Rasa -rasanya Rasulullah Muhammad SAW. tidak meneladankan dakwah dengan
cara seperti itu sama sekali. Tapi ini ironi memang. Mengaku Habib
karena keturunan Nabi agung Muhammad SAW. tapi perilakunya sedikit
menyimpang. Sepertinya ada virus -virus "asyu" yang bercokol dan
bersemayam didalam otak pembesar FPI ini. Barangkali kalau ndak teriak
-teriak sampai berbusa -busa dan turun dijalan ndak bisa tidur.
Perilaku Ahmad Bahruddin dengan Habib Riziq itu seperti membandingkan
Hasyim Asy'ari pendiri NU dengan Yakuza. Ahmad Bahruddin dan Hasyim
Asy'ari merangkul masyarakat untuk mandiri dan lepas dari kemiskinan ,
kebodohan, dan kemaksiatan. Habib Riziq dan Yakuza "menggebuki" para
pelaku kemaksiatan kelas teri, sedangkan dirinya sendiri hidup dari
setoran para pelaku kemaksiatan yang lain. Bahkan senang kalau
masyarakat tetap bodoh dan miskin, agar mudah dijadikan laskar preman
dan mau melakukan apa saja demi nasi bungkus dan uang 50 ribuan sekali
aksi.
Ketika Hasyim Asy'arie pendiri NU melihat Tebu Ireng
Jombang penuh maksiat judi dan pelacuran, maka Ia kemudian mendirikan
pesantren dan membangun unit usaha di Tebu Ireng sampai akhirnya menjadi
pusat studi Islam yang besar hingga sekarang ini. Ketika Habib Riziq
bos besar FPI melihat maksiat, pelaku maksiat digebuki, dipalaki, kalau
perlu dibunuh sampai akhirnya Islam identik dengan kekerasan. Kelihatan
jelas perbedaan kualitas intelektual di antara dua tokoh Islam ini.

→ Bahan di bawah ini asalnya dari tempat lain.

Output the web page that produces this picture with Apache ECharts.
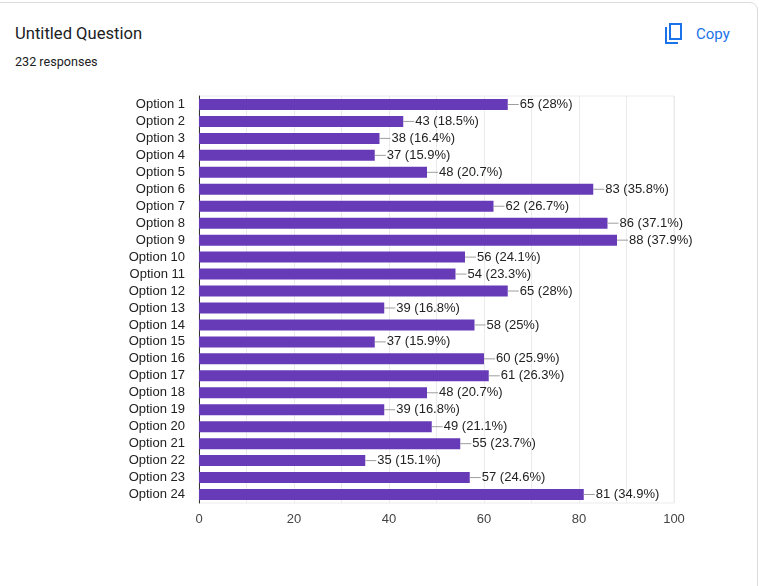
<!DOCTYPE html>
<html><head><meta charset="utf-8">
<script src="https://cdn.jsdelivr.net/npm/echarts@6/dist/echarts.min.js"></script>
<style>
html,body{margin:0;padding:0;width:759px;height:586px;overflow:hidden;background:#fff;}
#card{position:absolute;left:-20px;top:2px;right:1px;bottom:-20px;border:1px solid #dadce0;border-radius:8px;background:#fff;}
#title{position:absolute;left:15px;top:24px;font-family:Roboto,Arial,sans-serif;font-size:16.6px;color:#202124;}
#resp{position:absolute;left:15px;top:54px;font-family:Roboto,Arial,sans-serif;font-size:12.6px;color:#202124;}
#copy{position:absolute;left:665px;top:23px;display:flex;align-items:center;font-family:Roboto,Arial,sans-serif;font-size:15px;color:#1a73e8;}
#copy svg{margin-right:13px;}
#chart{position:absolute;left:0;top:0;width:759px;height:586px;}
</style></head>
<body>
<div id="card"></div>
<div id="title">Untitled Question</div>
<div id="resp">232 responses</div>
<div id="copy"><svg width="18" height="21" viewBox="0 0 18 21"><path d="M1 4 V20 H13" fill="none" stroke="#1a73e8" stroke-width="2"/><rect x="5" y="1" width="11" height="15" fill="none" stroke="#1a73e8" stroke-width="2"/></svg><span>Copy</span></div>
<div id="chart"></div>
<script>
const categories = ["Option 1","Option 2","Option 3","Option 4","Option 5","Option 6","Option 7","Option 8","Option 9","Option 10","Option 11","Option 12","Option 13","Option 14","Option 15","Option 16","Option 17","Option 18","Option 19","Option 20","Option 21","Option 22","Option 23","Option 24"];
const counts = [65,43,38,37,48,83,62,86,88,56,54,65,39,58,37,60,61,48,39,49,55,35,57,81];
const percents = ["28%","18.5%","16.4%","15.9%","20.7%","35.8%","26.7%","37.1%","37.9%","24.1%","23.3%","28%","16.8%","25%","15.9%","25.9%","26.3%","20.7%","16.8%","21.1%","23.7%","15.1%","24.6%","34.9%"];
const xTicks = [0,20,40,60,80,100];

const FONT = 'Arial, Liberation Sans, sans-serif';
const chart = echarts.init(document.getElementById('chart'));
chart.setOption({
  animation:false,
  grid:{left:199,right:85,top:96,bottom:83,show:true,borderColor:'#ebebeb',borderWidth:1,containLabel:false},
  xAxis:{type:'value',min:0,max:100,interval:10,
    axisLine:{show:false},axisTick:{show:false},
    splitLine:{show:true,lineStyle:{color:'#ebebeb',width:1}},
    axisLabel:{margin:10,color:'#444',fontSize:13,fontFamily:FONT,
      formatter:v=>xTicks.indexOf(v)>=0?String(v):''}},
  yAxis:{type:'category',data:categories,inverse:true,
    axisLine:{show:true,lineStyle:{color:'#333',width:1}},axisTick:{show:false},
    axisLabel:{margin:14,color:'#222',fontSize:13,fontFamily:FONT}},
  series:[{type:'bar',data:counts,barWidth:11,itemStyle:{color:'#673ab7'},
    label:{show:true,position:'right',distance:0,
      formatter:p=>'{l|}{t|'+p.value+' ('+percents[p.dataIndex]+')}',
      rich:{l:{width:11,height:1,backgroundColor:'#9e9e9e'},
            t:{color:'#222',fontSize:13,fontFamily:FONT,padding:[0,0,0,1]}}}}]
});
</script>
</body></html>
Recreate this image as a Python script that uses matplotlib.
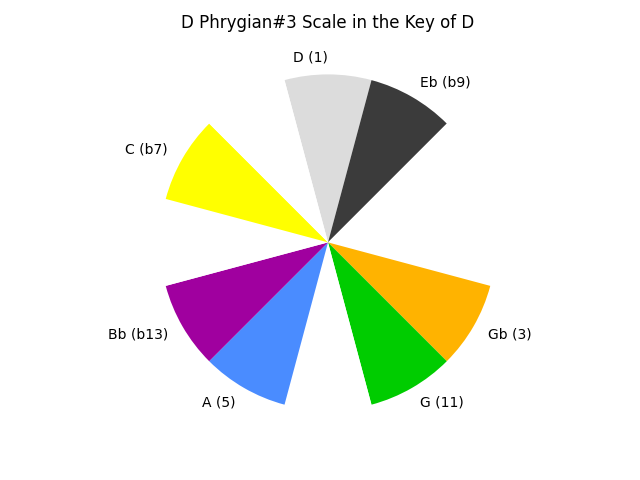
import matplotlib
matplotlib.use('Agg')
import matplotlib.pyplot as plt

# chromatic notes from D, clockwise
notes = ['D', 'Eb', 'E', 'F', 'Gb', 'G', 'Ab', 'A', 'Bb', 'B', 'C', 'Db']
degrees = ['1', 'b9', '', '', '3', '11', '', '5', 'b13', '', 'b7', '']
in_scale = [True, True, False, False, True, True, False, True, True, False, True, False]
slice_sizes = [1] * 12
note_colors = ['#dcdcdc', '#3b3b3b', '#ffffff', '#ffffff', '#ffb300', '#00cc00',
               '#ffffff', '#4a8cff', '#a0009f', '#ffffff', '#ffff00', '#ffffff']

labels = [f'{n} ({d})' if s else '' for n, d, s in zip(notes, degrees, in_scale)]

fig, ax = plt.subplots(figsize=(6.4, 4.8), dpi=100)
wedges, texts = ax.pie(slice_sizes, labels=labels, colors=note_colors,
                       startangle=105, counterclock=False, labeldistance=1.1)
texts[0].set_ha('right')
ax.set_xlim(-1.1, 1.1)
ax.set_ylim(-1.1, 1.1)
ax.set_title('D Phrygian#3 Scale in the Key of D', pad=21)

plt.savefig('out.png', dpi=100)
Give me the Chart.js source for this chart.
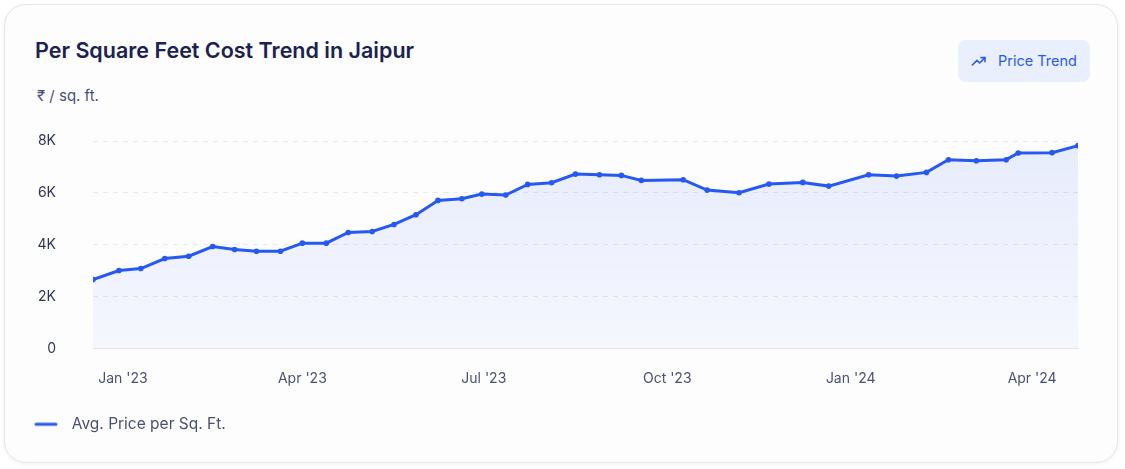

Mohon anda yang terlanjur cinta dan sayang dengan Mas Habib Riziq dan
mabuk kepayang dengan FPI, mbuk ya jangan terlalu buta apalagi anti
kritik. Meskipun cinta itu buta. Karena kalau tidak buta bukan cinta
namanya, tapi ya "mbuk " tetep pake akal dan kira -kira.